In 'astonishing' move, Norwegian government advised to divest its sovereign wealth fund of all its shares in oil and gas industry

About six percent of Norway's sovereign wealth fund is invested in oil and gas companies—but the countries central bank advised that all those shares be dumped, amid falling oil prices and expectations of a dim future for fossil fuels.

About six percent of Norway's sovereign wealth fund is invested in oil and gas companies—but the countries central bank advised that all those shares be dumped, amid falling oil prices and expectations of a dim future for fossil fuels. (Photo: Guy Beauchamp/Flickr/cc)

Environmental advocates on Thursday applauded the latest organization to shift away from continued support of the fossil fuel industry—Norway's national bank.

In a move 350.org co-founder Bill McKibben called "astonishing," Norges Bank, which oversees the world's largest sovereign wealth fund, advised the Norwegian government to dump all of its shares in oil and gas companies, leaving those entities out of its $1 trillion fund.

The bank's decision comes two years after Norway's parliament approved a measure calling for the fund to begin divesting from coal companies.

Norges Bank made the new recommendation in light of falling oil prices. Oil and gas are seen as increasingly risky investments as more countries turn to cleaner energy sources in order to meet requirements under the Paris climate agreement, which aims to keep global warming under two degrees Celsius above pre-industrial levels.

While Norway has built much of its sovereign wealth through oil and gas development in the past—six percent of the fund is invested in fossil fuels—it's now home to a fast-growing solar power sector, with solar installations rising by 366 percent from 2015 to 2016.

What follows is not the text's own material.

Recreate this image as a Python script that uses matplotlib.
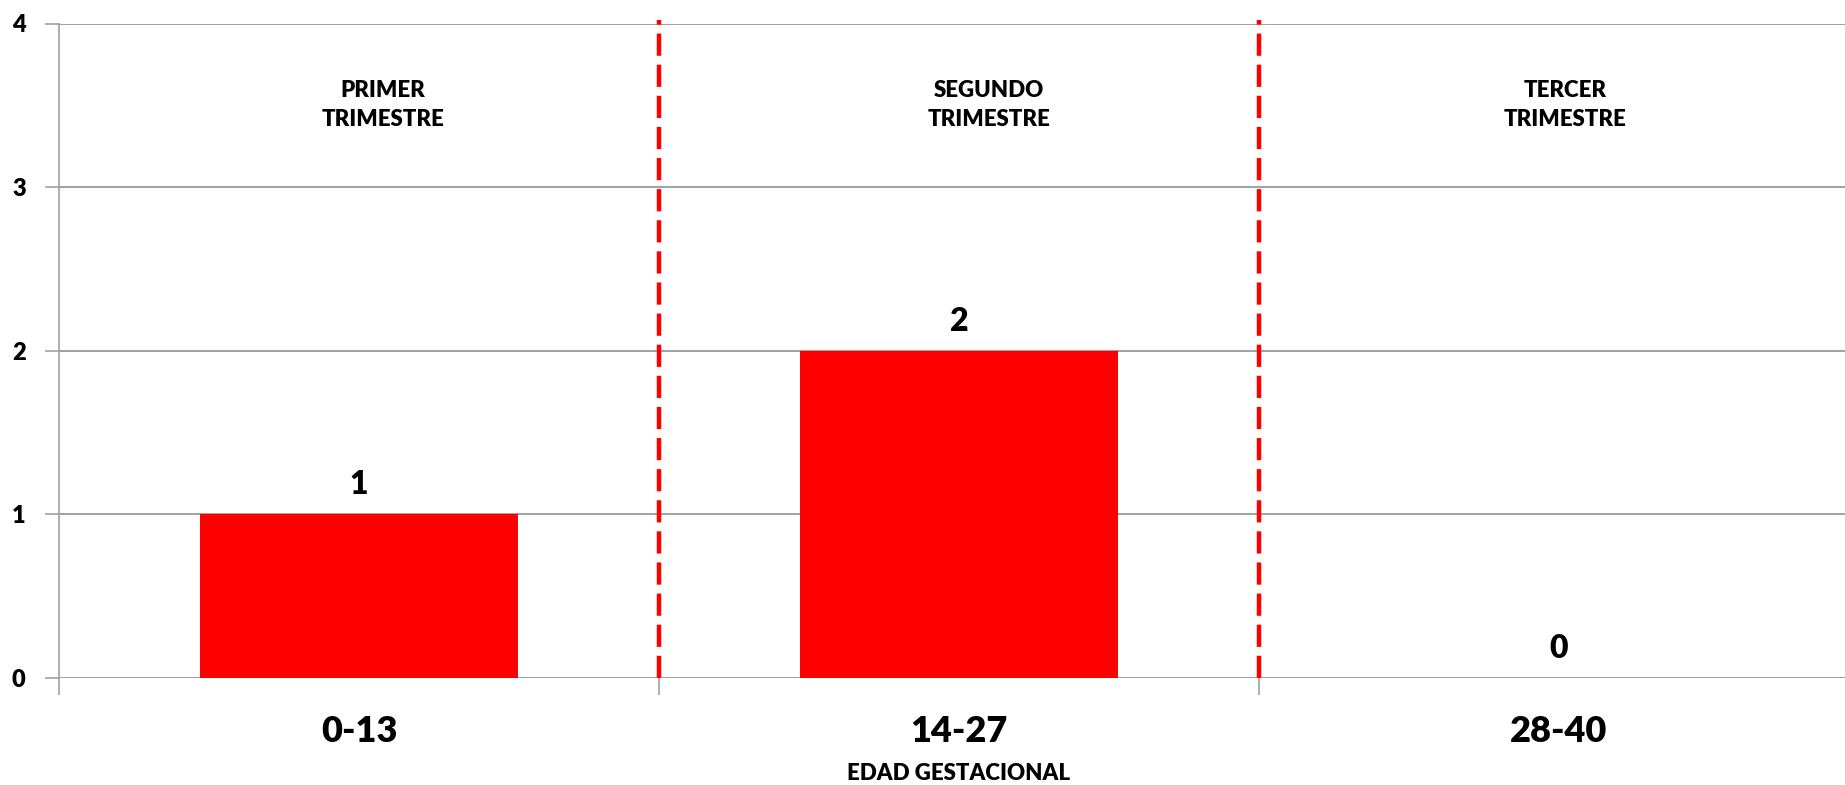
import matplotlib.pyplot as plt
from matplotlib.ticker import FixedLocator

# datos
categorias = ['0-13', '14-27', '28-40']
casos = [1, 2, 0]
trimestres = ['PRIMER\nTRIMESTRE', 'SEGUNDO\nTRIMESTRE', 'TERCER\nTRIMESTRE']
trim_dx = [0.04, 0.05, 0.01]
y_ticks = [0, 1, 2, 3, 4]
separadores = [0.5, 1.5]

plt.rcParams['font.family'] = ['Lato', 'DejaVu Sans']
plt.rcParams['font.weight'] = 'bold'

fig = plt.figure(figsize=(18.45, 7.85), dpi=100)
ax = fig.add_axes([59 / 1845, 107 / 785, 1800 / 1845, 654.5 / 785])

x = list(range(len(categorias)))
ax.bar(x, casos, width=0.53, color='#ff0000', zorder=3)

# etiquetas de valor
for i, v in enumerate(casos):
    ax.text(i, v + 0.18, str(v), ha='center', va='center',
            fontsize=23, fontweight='heavy', color='black', zorder=4)

for i, t in enumerate(trimestres):
    ax.text(i + trim_dx[i], 3.5, t, ha='center', va='center',
            fontsize=16, fontweight='heavy', linespacing=1.45)

for s in separadores:
    ax.axvline(s, ymin=0, ymax=1.005, color='#ff0000', lw=3.2,
               linestyle=(0, (5, 2.0)), zorder=5, clip_on=False)

ax.set_xlim(-0.5, 2.5)
ax.set_ylim(0, 4)
ax.set_yticks(y_ticks, labels=[str(t) for t in y_ticks],
              fontsize=17, fontweight='heavy')
ax.set_xticks(x, labels=categorias, fontsize=26, fontweight='heavy')
ax.xaxis.set_minor_locator(FixedLocator([-0.5, 0.5, 1.5, 2.5]))
ax.tick_params(axis='x', which='major', length=0, pad=27)
ax.tick_params(axis='x', which='minor', length=12, color='#a0a0a0', width=1.2)
ax.tick_params(axis='y', length=10, color='#a0a0a0', width=1.2, pad=14)

ax.grid(axis='y', color='#a0a0a0', linewidth=1.4, zorder=0)
for side in ['top', 'right', 'bottom']:
    ax.spines[side].set_visible(False)
ax.spines['left'].set_color('#a0a0a0')
ax.spines['left'].set_linewidth(1.2)

fig.text(959 / 1845, 11 / 785, 'EDAD GESTACIONAL', ha='center',
         va='center', fontsize=16, fontweight='heavy')

fig.savefig('out.png', dpi=100)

"It is not surprising that we see the world's largest sovereign wealth fund managers no longer prepared to take the increasing risk associated with oil and gas assets, which do not have a long-term future," said Paul Fisher of the Cambridge Institute for Sustainability Leadership, in an interview with the Guardian.

McKibben compared the bank's recommendation to "the moment when the Rockefellers divested the world's oldest oil fortune" in 2014, when the heirs to Standard Oil said that if founder John D. Rockefeller were alive in the 21st century, "he would be moving out of fossil fuels and investing in clean, renewable energy."

"This is the biggest pile of money on the planet, most of it derived from oil—but that hasn't blinded its owners to the realities of the world we now inhabit," said McKibben.

Nicolò Wojewoda of 350.org Europe was also hopeful about the implications of Norges Bank's decision, calling it "yet another nail in the coffin of the coal, oil, and gas industry."

"To stop climate catastrophe, fossil fuels need to stay in the ground. Investing in them is no longer financially sound, nor morally acceptable, and this proposal is a clear recognition of that," Wojewoda added.